_Task prompt_. Without the pictures, print the lines running from the beginning of the material to the line containing "yticks = [0, 5, 10, 15, 20, 25, 30]", both ends included.

* START Information supplied *

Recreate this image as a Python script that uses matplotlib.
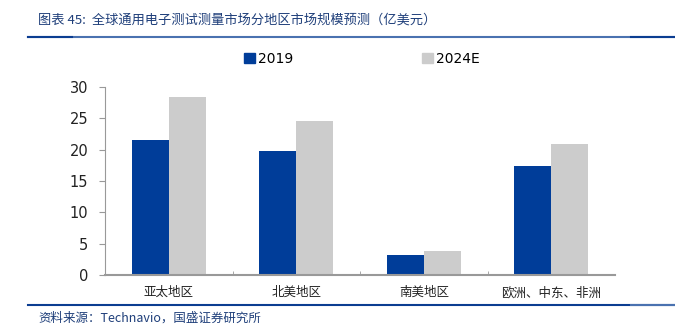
import matplotlib
matplotlib.use("Agg")
import matplotlib.pyplot as plt
from matplotlib.lines import Line2D
import numpy as np

plt.rcParams['font.family'] = ['Noto Sans CJK SC', 'DejaVu Sans']

categories = ["亚太地区", "北美地区", "南美地区", "欧洲、中东、非洲"]
series_names = ["2019", "2024E"]
values_2019 = [21.5, 19.8, 3.2, 17.4]
values_2024 = [28.4, 24.6, 3.9, 20.9]
yticks = [0, 5, 10, 15, 20, 25, 30]

title = "图表 45:  全球通用电子测试测量市场分地区市场规模预测（亿美元）"
source = "资料来源：Technavio，国盛证券研究所"

c1 = "#003D99"
c2 = "#CCCCCC"

fig = plt.figure(figsize=(6.75, 3.36), dpi=100)
ax = fig.add_axes([105/675, 1-275/336, 510/675, 188/336])

x = np.arange(len(categories))
w = 0.29
ax.bar(x - w/2, values_2019, w, color=c1, label=series_names[0])
ax.bar(x + w/2, values_2024, w, color=c2, label=series_names[1])

ax.set_xlim(-0.5, len(categories) - 0.5)
ax.set_ylim(0, 30)
ax.set_yticks(yticks)
ax.set_yticklabels([str(t) for t in yticks], fontsize=10.5, color="#222222",
                   family=['DejaVu Sans'])
ax.set_xticks(x)
ax.set_xticklabels(categories, fontsize=9, color="#222222")
ax.set_xticks(np.arange(0.5, len(categories) - 0.5, 1), minor=True)
ax.tick_params(axis='x', which='major', length=0, pad=8)
ax.tick_params(axis='x', which='minor', length=3, direction='in', color="#999999")
ax.tick_params(axis='y', length=4, color="#999999", pad=8)
for s in ['top', 'right']:
    ax.spines[s].set_visible(False)
ax.spines['left'].set_color("#999999")
ax.spines['bottom'].set_color("#999999")
ax.spines['bottom'].set_linewidth(1.5)

handles = [plt.Rectangle((0, 0), 1, 1, color=c1), plt.Rectangle((0, 0), 1, 1, color=c2)]
leg = fig.legend(handles, series_names, loc='center', bbox_to_anchor=(362/675, 1-59/336),
                 ncol=2, frameon=False, handlelength=0.8, handleheight=0.8,
                 handletextpad=0.2, columnspacing=9.3, prop={'family': 'DejaVu Sans', 'size': 10})

fig.text(38/675, 1-20/336, title, fontsize=9.5, color="#1F3F7A", style='italic',
         va='center', ha='left')
line_c = "#4A72B0"
dark_c = "#0B3D91"
yt = 1 - 37/336
fig.add_artist(Line2D([28/675, 674/675], [yt, yt], color=line_c, lw=1.5))
fig.add_artist(Line2D([28/675, 72/675], [yt, yt], color=dark_c, lw=1.5))
fig.add_artist(Line2D([631/675, 674/675], [yt, yt], color=dark_c, lw=1.5))
yb = 1 - 305/336
fig.add_artist(Line2D([28/675, 674/675], [yb, yb], color=dark_c, lw=1.5))
fig.add_artist(Line2D([631/675, 674/675], [yb, yb], color=line_c, lw=1.5))
fig.text(38/675, 1-318/336, source, fontsize=9, color="#1F3F7A", style='italic',
         va='center', ha='left')

fig.savefig("out.png", dpi=100)
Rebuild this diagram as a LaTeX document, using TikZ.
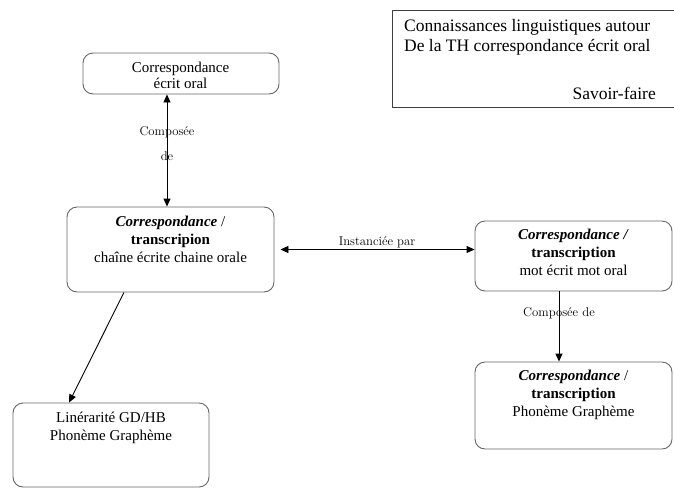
\documentclass[tikz,border=0pt]{standalone}
\usepackage{fontspec}
\setmainfont{Liberation Serif}
\newfontfamily\lmfont{Latin Modern Roman}
\usetikzlibrary{arrows.meta}
\begin{document}
\begin{tikzpicture}[x=1pt,y=-1pt,
  box/.style={draw=black!60, line width=0.9pt, rounded corners=10pt, inner sep=0pt},
  txt/.style={align=center, inner sep=0pt, font=\fontsize{15}{18}\selectfont},
  lbl/.style={inner sep=0pt, font=\lmfont\fontsize{12.7}{15}\selectfont},
  leg/.style={inner sep=0pt, font=\fontsize{17.5}{20}\selectfont},
  arr/.style={line width=0.9pt, black},
  tip/.style={Triangle[length=8pt,width=7pt]}]
\useasboundingbox (0,0) rectangle (674,488);
% legend
\node[draw=black!75, line width=0.9pt, minimum width=285pt, minimum height=97pt, inner sep=0pt] (leg) at (534.5,58.5) {};
\node[leg, anchor=west] (leg1) at (404,27) {Connaissances linguistiques autour};
\node[leg, anchor=west] (leg2) at (404,47) {De la TH correspondance écrit oral};
\node[leg, anchor=east] (leg3) at (656,93) {Savoir-faire};
% boxes
\node[box, minimum width=196pt, minimum height=41pt] (b1) at (181,73.5) {};
\node[txt, font=\fontsize{15}{16}\selectfont] (t1) at (180.5,75) {Correspondance\\écrit oral};
\node[box, minimum width=207pt, minimum height=85pt] (b2) at (170.5,249.5) {};
\node[txt, anchor=north] (t2) at (170.5,216) {\textbf{\textit{Correspondance}} /\\\textbf{transcripion}\\chaîne écrite chaine orale};
\node[box, minimum width=197pt, minimum height=70pt] (b3) at (573.5,256) {};
\node[txt, anchor=north] (t3) at (573.5,229) {\textbf{\textit{Correspondance /}}\\\textbf{transcription}\\mot écrit mot oral};
\node[box, minimum width=197pt, minimum height=87pt] (b4) at (573.5,405.5) {};
\node[txt, anchor=north] (t4) at (573.5,370) {\textbf{\textit{Correspondance}} /\\\textbf{transcription}\\Phonème Graphème};
\node[box, minimum width=196pt, minimum height=84pt] (b5) at (111,445) {};
\node[txt, anchor=north] (t5) at (111,412) {Linérarité GD/HB\\Phonème Graphème};
% connectors
\draw[arr, {Triangle[length=8pt,width=7pt]}-{Triangle[length=8pt,width=7pt]}] ([xshift=-14pt]b1.south) -- ([xshift=-3.5pt]b2.north);
\node[lbl] (l1) at (167,132) {Composée};
\node[lbl] (l2) at (167,156) {de};
\draw[arr, {Triangle[length=8pt,width=7pt]}-{Triangle[length=8pt,width=7pt]}] ([xshift=6pt]b2.east) -- (b3.west |- b2.east);
\node[lbl, anchor=south] (l3) at (377,248) {Instanciée par};
\draw[arr, -{Triangle[length=8pt,width=7pt]}] ([xshift=-14.5pt]b3.south) -- ([xshift=-14.5pt]b4.north);
\node[lbl] (l4) at (559,313) {Composée de};
\draw[arr, -{Triangle[length=8pt,width=7pt]}] ([xshift=-46.5pt]b2.south) -- ([xshift=-42pt]b5.north);
\end{tikzpicture}
\end{document}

* END Information supplied *

_Reply to the exercise_.
Recreate this image as a Python script that uses matplotlib.
import matplotlib
matplotlib.use("Agg")
import matplotlib.pyplot as plt
from matplotlib.lines import Line2D
import numpy as np

plt.rcParams['font.family'] = ['Noto Sans CJK SC', 'DejaVu Sans']

categories = ["亚太地区", "北美地区", "南美地区", "欧洲、中东、非洲"]
series_names = ["2019", "2024E"]
values_2019 = [21.5, 19.8, 3.2, 17.4]
values_2024 = [28.4, 24.6, 3.9, 20.9]
yticks = [0, 5, 10, 15, 20, 25, 30]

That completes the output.